Entries with chart source code
• • • • • • •
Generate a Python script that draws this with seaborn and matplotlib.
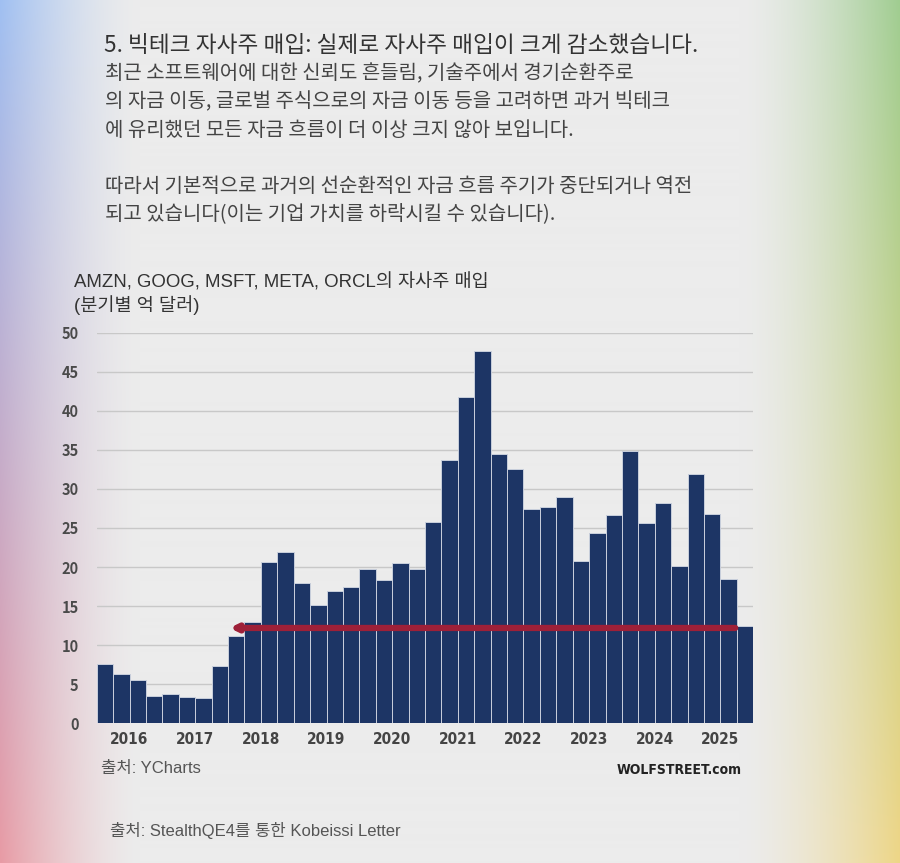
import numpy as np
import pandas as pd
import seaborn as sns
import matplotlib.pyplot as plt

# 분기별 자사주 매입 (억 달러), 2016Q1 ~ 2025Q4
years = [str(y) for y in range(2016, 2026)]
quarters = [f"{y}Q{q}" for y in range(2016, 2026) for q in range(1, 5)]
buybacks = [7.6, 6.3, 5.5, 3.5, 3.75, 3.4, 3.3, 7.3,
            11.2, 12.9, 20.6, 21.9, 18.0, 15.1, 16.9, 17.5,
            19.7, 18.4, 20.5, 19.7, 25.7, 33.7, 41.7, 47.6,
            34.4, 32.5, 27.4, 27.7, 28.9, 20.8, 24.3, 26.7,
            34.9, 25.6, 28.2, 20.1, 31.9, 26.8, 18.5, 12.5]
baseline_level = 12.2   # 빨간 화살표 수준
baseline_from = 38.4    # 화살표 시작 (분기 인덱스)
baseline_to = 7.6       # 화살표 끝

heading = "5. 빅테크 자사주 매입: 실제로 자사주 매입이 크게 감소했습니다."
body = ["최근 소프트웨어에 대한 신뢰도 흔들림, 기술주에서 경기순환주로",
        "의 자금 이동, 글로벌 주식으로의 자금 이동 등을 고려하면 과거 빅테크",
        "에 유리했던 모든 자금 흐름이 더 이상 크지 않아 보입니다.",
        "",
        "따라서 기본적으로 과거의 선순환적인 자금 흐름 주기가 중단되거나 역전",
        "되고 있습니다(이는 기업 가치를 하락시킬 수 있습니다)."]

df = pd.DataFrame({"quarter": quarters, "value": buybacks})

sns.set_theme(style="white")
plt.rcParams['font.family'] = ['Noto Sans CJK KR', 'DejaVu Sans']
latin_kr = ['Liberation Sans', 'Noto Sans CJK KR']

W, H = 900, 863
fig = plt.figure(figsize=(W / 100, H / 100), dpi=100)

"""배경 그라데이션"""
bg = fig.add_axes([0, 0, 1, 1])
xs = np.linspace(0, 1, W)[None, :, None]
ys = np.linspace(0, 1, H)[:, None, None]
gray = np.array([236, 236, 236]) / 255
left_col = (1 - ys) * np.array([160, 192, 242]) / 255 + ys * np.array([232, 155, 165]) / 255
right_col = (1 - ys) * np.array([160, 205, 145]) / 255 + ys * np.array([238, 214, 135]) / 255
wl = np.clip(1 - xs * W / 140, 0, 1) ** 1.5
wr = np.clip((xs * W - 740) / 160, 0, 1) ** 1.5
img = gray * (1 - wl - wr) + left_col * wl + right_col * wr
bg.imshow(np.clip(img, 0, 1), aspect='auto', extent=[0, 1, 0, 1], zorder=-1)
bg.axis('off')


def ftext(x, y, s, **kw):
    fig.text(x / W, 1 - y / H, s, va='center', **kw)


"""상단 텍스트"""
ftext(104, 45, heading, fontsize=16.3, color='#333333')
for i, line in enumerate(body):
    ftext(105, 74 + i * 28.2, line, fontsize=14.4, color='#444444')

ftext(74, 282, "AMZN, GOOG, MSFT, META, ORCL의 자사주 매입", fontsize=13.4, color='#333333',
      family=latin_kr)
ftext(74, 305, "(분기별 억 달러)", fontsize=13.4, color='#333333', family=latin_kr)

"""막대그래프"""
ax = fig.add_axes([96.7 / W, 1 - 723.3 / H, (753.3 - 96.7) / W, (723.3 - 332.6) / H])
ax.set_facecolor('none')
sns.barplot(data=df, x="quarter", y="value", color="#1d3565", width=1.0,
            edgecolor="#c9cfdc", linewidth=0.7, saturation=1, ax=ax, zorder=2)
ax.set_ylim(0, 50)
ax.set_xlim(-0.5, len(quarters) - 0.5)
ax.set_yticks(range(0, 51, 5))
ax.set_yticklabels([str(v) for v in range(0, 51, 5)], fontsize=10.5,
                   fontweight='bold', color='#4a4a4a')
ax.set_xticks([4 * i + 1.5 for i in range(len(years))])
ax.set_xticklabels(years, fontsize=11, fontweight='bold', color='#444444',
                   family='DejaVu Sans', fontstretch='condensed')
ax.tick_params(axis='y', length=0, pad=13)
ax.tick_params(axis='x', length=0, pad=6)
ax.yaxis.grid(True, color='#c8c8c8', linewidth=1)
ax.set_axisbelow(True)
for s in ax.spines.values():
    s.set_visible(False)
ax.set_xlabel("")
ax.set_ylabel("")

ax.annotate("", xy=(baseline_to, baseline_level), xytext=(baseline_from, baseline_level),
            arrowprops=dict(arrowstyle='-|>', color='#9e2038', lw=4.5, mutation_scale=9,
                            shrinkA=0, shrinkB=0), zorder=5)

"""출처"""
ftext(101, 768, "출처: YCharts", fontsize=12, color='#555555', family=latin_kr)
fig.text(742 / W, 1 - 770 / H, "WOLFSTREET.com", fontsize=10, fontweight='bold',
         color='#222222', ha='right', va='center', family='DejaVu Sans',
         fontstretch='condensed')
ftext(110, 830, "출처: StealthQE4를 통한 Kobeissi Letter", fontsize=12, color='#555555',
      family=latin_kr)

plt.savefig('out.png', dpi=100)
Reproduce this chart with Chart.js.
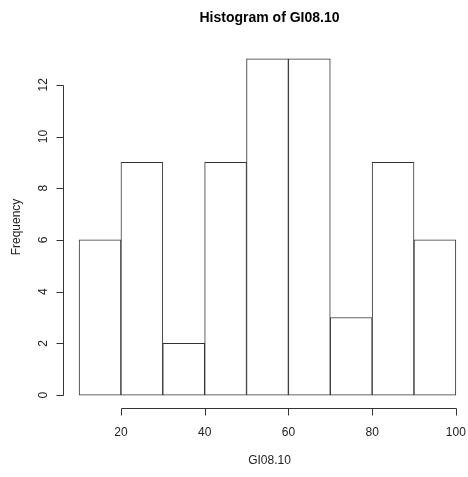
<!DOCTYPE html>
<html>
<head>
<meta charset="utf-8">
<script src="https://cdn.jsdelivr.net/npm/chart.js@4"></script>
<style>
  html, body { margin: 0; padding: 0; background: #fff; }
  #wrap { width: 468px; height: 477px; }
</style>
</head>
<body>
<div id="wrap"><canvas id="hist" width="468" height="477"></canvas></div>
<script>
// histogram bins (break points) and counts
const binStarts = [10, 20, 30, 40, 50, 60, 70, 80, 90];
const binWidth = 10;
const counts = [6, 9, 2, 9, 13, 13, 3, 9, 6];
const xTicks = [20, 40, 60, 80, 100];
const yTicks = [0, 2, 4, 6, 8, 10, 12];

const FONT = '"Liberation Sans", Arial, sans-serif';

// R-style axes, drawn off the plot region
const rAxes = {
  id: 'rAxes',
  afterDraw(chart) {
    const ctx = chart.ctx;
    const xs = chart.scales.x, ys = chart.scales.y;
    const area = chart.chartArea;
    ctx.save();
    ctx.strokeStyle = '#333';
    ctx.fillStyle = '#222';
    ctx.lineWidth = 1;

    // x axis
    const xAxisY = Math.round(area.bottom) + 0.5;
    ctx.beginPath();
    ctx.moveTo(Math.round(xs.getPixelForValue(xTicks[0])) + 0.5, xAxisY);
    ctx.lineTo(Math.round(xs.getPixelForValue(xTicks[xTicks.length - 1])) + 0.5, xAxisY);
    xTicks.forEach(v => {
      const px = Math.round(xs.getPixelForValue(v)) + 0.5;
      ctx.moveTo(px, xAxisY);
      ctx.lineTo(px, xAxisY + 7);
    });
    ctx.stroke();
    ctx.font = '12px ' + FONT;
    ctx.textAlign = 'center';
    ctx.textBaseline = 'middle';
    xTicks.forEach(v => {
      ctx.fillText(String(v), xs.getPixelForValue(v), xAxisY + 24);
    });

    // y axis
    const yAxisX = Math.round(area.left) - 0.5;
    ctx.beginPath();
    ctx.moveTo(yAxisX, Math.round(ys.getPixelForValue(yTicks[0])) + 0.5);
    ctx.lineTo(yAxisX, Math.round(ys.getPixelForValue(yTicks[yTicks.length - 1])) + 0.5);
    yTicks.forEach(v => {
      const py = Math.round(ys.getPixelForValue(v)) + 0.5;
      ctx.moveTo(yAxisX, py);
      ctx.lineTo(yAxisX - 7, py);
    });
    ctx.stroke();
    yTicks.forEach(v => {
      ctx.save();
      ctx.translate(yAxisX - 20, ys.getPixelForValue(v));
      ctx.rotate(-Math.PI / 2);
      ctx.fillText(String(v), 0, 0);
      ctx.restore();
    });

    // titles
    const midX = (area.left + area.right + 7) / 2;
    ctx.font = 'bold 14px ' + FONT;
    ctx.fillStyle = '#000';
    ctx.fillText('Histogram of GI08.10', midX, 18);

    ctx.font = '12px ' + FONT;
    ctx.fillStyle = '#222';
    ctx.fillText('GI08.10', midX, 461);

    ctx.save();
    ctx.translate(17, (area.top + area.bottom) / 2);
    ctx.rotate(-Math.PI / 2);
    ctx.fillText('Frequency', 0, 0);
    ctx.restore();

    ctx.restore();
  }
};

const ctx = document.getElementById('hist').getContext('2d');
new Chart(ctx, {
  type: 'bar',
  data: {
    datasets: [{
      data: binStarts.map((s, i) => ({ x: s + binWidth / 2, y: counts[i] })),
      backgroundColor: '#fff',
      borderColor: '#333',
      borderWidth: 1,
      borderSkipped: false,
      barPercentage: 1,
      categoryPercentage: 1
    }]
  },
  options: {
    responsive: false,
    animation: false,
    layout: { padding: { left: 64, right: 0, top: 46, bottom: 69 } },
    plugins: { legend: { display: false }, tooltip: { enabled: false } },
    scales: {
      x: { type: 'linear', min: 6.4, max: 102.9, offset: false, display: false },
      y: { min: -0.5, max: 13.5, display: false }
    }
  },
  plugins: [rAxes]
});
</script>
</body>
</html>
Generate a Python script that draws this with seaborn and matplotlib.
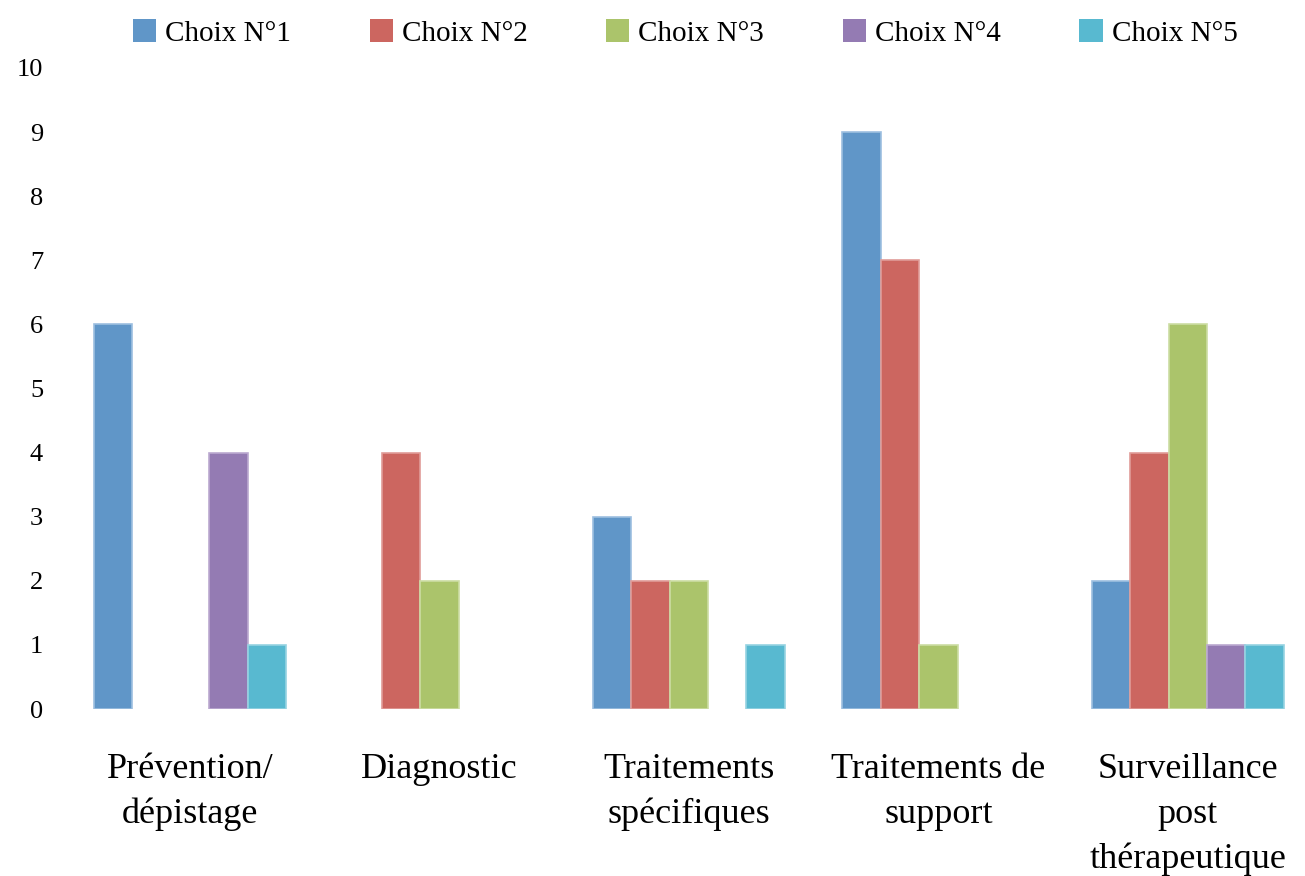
• • • • • • •
## Problem requirements
Starting at the top of the listing above, please restate word for word each line up to and including the one that holds "baseline_to = 7.6", omitting every image.

## Worked solution
Generate a Python script that draws this with seaborn and matplotlib.
import numpy as np
import pandas as pd
import seaborn as sns
import matplotlib.pyplot as plt

# 분기별 자사주 매입 (억 달러), 2016Q1 ~ 2025Q4
years = [str(y) for y in range(2016, 2026)]
quarters = [f"{y}Q{q}" for y in range(2016, 2026) for q in range(1, 5)]
buybacks = [7.6, 6.3, 5.5, 3.5, 3.75, 3.4, 3.3, 7.3,
            11.2, 12.9, 20.6, 21.9, 18.0, 15.1, 16.9, 17.5,
            19.7, 18.4, 20.5, 19.7, 25.7, 33.7, 41.7, 47.6,
            34.4, 32.5, 27.4, 27.7, 28.9, 20.8, 24.3, 26.7,
            34.9, 25.6, 28.2, 20.1, 31.9, 26.8, 18.5, 12.5]
baseline_level = 12.2   # 빨간 화살표 수준
baseline_from = 38.4    # 화살표 시작 (분기 인덱스)
baseline_to = 7.6       # 화살표 끝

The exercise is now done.